====== Dataset section ======

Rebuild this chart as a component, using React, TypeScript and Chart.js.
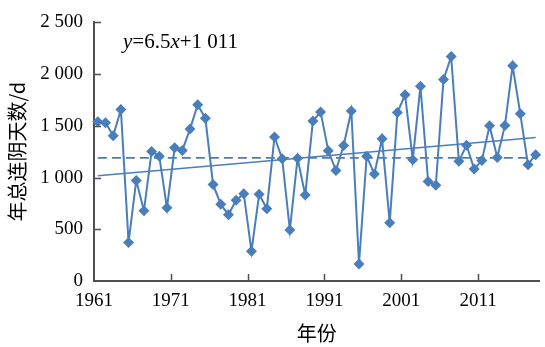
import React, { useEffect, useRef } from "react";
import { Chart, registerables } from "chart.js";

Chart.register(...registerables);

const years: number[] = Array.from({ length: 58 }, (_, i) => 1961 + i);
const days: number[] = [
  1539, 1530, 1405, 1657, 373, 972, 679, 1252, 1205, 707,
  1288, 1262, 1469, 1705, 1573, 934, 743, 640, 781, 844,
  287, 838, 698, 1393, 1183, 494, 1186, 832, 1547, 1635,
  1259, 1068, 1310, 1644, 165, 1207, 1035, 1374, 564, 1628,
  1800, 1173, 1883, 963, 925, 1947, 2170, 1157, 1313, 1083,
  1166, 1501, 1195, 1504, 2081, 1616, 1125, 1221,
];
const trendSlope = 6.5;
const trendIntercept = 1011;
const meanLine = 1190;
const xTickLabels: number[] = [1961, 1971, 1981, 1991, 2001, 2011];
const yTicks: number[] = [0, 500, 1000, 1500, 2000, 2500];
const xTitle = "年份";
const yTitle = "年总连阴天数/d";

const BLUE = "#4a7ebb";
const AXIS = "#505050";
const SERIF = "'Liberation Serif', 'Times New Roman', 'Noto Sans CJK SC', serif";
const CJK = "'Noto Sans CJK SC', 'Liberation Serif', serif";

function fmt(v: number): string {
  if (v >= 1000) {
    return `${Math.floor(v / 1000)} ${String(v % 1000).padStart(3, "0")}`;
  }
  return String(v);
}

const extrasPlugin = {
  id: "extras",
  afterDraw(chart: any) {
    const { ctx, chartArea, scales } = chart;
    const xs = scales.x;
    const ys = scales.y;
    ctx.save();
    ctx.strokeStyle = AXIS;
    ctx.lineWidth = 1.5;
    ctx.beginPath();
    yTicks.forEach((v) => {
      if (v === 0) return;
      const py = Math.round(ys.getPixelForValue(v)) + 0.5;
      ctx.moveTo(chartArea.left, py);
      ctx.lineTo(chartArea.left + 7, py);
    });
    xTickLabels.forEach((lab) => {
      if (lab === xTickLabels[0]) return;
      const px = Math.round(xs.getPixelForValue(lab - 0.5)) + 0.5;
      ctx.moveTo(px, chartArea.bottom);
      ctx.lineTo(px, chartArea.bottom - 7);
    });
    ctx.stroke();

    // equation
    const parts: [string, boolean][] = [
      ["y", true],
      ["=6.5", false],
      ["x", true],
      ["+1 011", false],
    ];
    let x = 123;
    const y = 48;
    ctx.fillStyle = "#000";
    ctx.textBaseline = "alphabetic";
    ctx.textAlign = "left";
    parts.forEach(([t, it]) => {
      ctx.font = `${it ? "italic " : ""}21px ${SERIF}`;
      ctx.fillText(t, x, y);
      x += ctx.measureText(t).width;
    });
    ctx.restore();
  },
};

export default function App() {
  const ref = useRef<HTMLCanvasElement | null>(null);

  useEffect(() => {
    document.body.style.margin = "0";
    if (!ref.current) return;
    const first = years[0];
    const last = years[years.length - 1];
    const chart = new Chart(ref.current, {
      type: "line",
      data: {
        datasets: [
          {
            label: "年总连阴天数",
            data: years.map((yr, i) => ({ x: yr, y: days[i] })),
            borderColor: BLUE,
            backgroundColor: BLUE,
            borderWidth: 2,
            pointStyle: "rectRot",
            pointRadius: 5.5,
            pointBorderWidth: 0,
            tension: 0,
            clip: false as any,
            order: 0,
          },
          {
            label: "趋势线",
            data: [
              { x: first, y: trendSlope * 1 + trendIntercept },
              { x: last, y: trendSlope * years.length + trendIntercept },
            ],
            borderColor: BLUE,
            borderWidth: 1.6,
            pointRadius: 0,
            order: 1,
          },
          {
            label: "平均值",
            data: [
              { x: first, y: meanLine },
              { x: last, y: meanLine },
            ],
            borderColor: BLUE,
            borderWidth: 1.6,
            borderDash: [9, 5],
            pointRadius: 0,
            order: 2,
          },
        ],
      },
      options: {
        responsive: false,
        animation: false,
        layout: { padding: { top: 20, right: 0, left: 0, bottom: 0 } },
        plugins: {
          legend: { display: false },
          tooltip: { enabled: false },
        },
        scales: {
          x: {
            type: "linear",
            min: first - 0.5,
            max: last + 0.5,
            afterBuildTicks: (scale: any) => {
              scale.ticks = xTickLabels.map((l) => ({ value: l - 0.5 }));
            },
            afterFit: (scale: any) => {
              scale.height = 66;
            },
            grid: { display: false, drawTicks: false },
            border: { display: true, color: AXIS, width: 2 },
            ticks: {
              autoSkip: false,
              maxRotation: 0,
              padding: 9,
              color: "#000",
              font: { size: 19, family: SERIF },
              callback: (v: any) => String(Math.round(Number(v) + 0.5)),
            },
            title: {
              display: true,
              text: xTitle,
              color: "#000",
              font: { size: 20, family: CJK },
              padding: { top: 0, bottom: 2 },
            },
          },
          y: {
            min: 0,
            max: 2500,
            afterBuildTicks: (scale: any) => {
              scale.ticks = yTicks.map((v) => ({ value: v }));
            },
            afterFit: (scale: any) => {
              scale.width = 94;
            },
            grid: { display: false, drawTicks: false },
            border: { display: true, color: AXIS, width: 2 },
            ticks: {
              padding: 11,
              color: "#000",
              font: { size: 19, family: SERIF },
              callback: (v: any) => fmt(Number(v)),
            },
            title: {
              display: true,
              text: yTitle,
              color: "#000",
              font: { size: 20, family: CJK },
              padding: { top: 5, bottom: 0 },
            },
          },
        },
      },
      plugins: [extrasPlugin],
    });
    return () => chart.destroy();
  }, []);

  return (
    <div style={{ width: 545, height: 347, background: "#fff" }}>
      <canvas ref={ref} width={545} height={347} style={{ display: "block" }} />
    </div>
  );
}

======

Pictures are excluded; copy all other data exactly as shown.

■ **Exercise answer**
Rebuild this chart as a component, using React, TypeScript and Chart.js.
import React, { useEffect, useRef } from "react";
import { Chart, registerables } from "chart.js";

Chart.register(...registerables);

const years: number[] = Array.from({ length: 58 }, (_, i) => 1961 + i);
const days: number[] = [
  1539, 1530, 1405, 1657, 373, 972, 679, 1252, 1205, 707,
  1288, 1262, 1469, 1705, 1573, 934, 743, 640, 781, 844,
  287, 838, 698, 1393, 1183, 494, 1186, 832, 1547, 1635,
  1259, 1068, 1310, 1644, 165, 1207, 1035, 1374, 564, 1628,
  1800, 1173, 1883, 963, 925, 1947, 2170, 1157, 1313, 1083,
  1166, 1501, 1195, 1504, 2081, 1616, 1125, 1221,
];
const trendSlope = 6.5;
const trendIntercept = 1011;
const meanLine = 1190;
const xTickLabels: number[] = [1961, 1971, 1981, 1991, 2001, 2011];
const yTicks: number[] = [0, 500, 1000, 1500, 2000, 2500];
const xTitle = "年份";
const yTitle = "年总连阴天数/d";

const BLUE = "#4a7ebb";
const AXIS = "#505050";
const SERIF = "'Liberation Serif', 'Times New Roman', 'Noto Sans CJK SC', serif";
const CJK = "'Noto Sans CJK SC', 'Liberation Serif', serif";

function fmt(v: number): string {
  if (v >= 1000) {
    return `${Math.floor(v / 1000)} ${String(v % 1000).padStart(3, "0")}`;
  }
  return String(v);
}

const extrasPlugin = {
  id: "extras",
  afterDraw(chart: any) {
    const { ctx, chartArea, scales } = chart;
    const xs = scales.x;
    const ys = scales.y;
    ctx.save();
    ctx.strokeStyle = AXIS;
    ctx.lineWidth = 1.5;
    ctx.beginPath();
    yTicks.forEach((v) => {
      if (v === 0) return;
      const py = Math.round(ys.getPixelForValue(v)) + 0.5;
      ctx.moveTo(chartArea.left, py);
      ctx.lineTo(chartArea.left + 7, py);
    });
    xTickLabels.forEach((lab) => {
      if (lab === xTickLabels[0]) return;
      const px = Math.round(xs.getPixelForValue(lab - 0.5)) + 0.5;
      ctx.moveTo(px, chartArea.bottom);
      ctx.lineTo(px, chartArea.bottom - 7);
    });
    ctx.stroke();

    // equation
    const parts: [string, boolean][] = [
      ["y", true],
      ["=6.5", false],
      ["x", true],
      ["+1 011", false],
    ];
    let x = 123;
    const y = 48;
    ctx.fillStyle = "#000";
    ctx.textBaseline = "alphabetic";
    ctx.textAlign = "left";
    parts.forEach(([t, it]) => {
      ctx.font = `${it ? "italic " : ""}21px ${SERIF}`;
      ctx.fillText(t, x, y);
      x += ctx.measureText(t).width;
    });
    ctx.restore();
  },
};

export default function App() {
  const ref = useRef<HTMLCanvasElement | null>(null);

  useEffect(() => {
    document.body.style.margin = "0";
    if (!ref.current) return;
    const first = years[0];
    const last = years[years.length - 1];
    const chart = new Chart(ref.current, {
      type: "line",
      data: {
        datasets: [
          {
            label: "年总连阴天数",
            data: years.map((yr, i) => ({ x: yr, y: days[i] })),
            borderColor: BLUE,
            backgroundColor: BLUE,
            borderWidth: 2,
            pointStyle: "rectRot",
            pointRadius: 5.5,
            pointBorderWidth: 0,
            tension: 0,
            clip: false as any,
            order: 0,
          },
          {
            label: "趋势线",
            data: [
              { x: first, y: trendSlope * 1 + trendIntercept },
              { x: last, y: trendSlope * years.length + trendIntercept },
            ],
            borderColor: BLUE,
            borderWidth: 1.6,
            pointRadius: 0,
            order: 1,
          },
          {
            label: "平均值",
            data: [
              { x: first, y: meanLine },
              { x: last, y: meanLine },
            ],
            borderColor: BLUE,
            borderWidth: 1.6,
            borderDash: [9, 5],
            pointRadius: 0,
            order: 2,
          },
        ],
      },
      options: {
        responsive: false,
        animation: false,
        layout: { padding: { top: 20, right: 0, left: 0, bottom: 0 } },
        plugins: {
          legend: { display: false },
          tooltip: { enabled: false },
        },
        scales: {
          x: {
            type: "linear",
            min: first - 0.5,
            max: last + 0.5,
            afterBuildTicks: (scale: any) => {
              scale.ticks = xTickLabels.map((l) => ({ value: l - 0.5 }));
            },
            afterFit: (scale: any) => {
              scale.height = 66;
            },
            grid: { display: false, drawTicks: false },
            border: { display: true, color: AXIS, width: 2 },
            ticks: {
              autoSkip: false,
              maxRotation: 0,
              padding: 9,
              color: "#000",
              font: { size: 19, family: SERIF },
              callback: (v: any) => String(Math.round(Number(v) + 0.5)),
            },
            title: {
              display: true,
              text: xTitle,
              color: "#000",
              font: { size: 20, family: CJK },
              padding: { top: 0, bottom: 2 },
            },
          },
          y: {
            min: 0,
            max: 2500,
            afterBuildTicks: (scale: any) => {
              scale.ticks = yTicks.map((v) => ({ value: v }));
            },
            afterFit: (scale: any) => {
              scale.width = 94;
            },
            grid: { display: false, drawTicks: false },
            border: { display: true, color: AXIS, width: 2 },
            ticks: {
              padding: 11,
              color: "#000",
              font: { size: 19, family: SERIF },
              callback: (v: any) => fmt(Number(v)),
            },
            title: {
              display: true,
              text: yTitle,
              color: "#000",
              font: { size: 20, family: CJK },
              padding: { top: 5, bottom: 0 },
            },
          },
        },
      },
      plugins: [extrasPlugin],
    });
    return () => chart.destroy();
  }, []);

  return (
    <div style={{ width: 545, height: 347, background: "#fff" }}>
      <canvas ref={ref} width={545} height={347} style={{ display: "block" }} />
    </div>
  );
}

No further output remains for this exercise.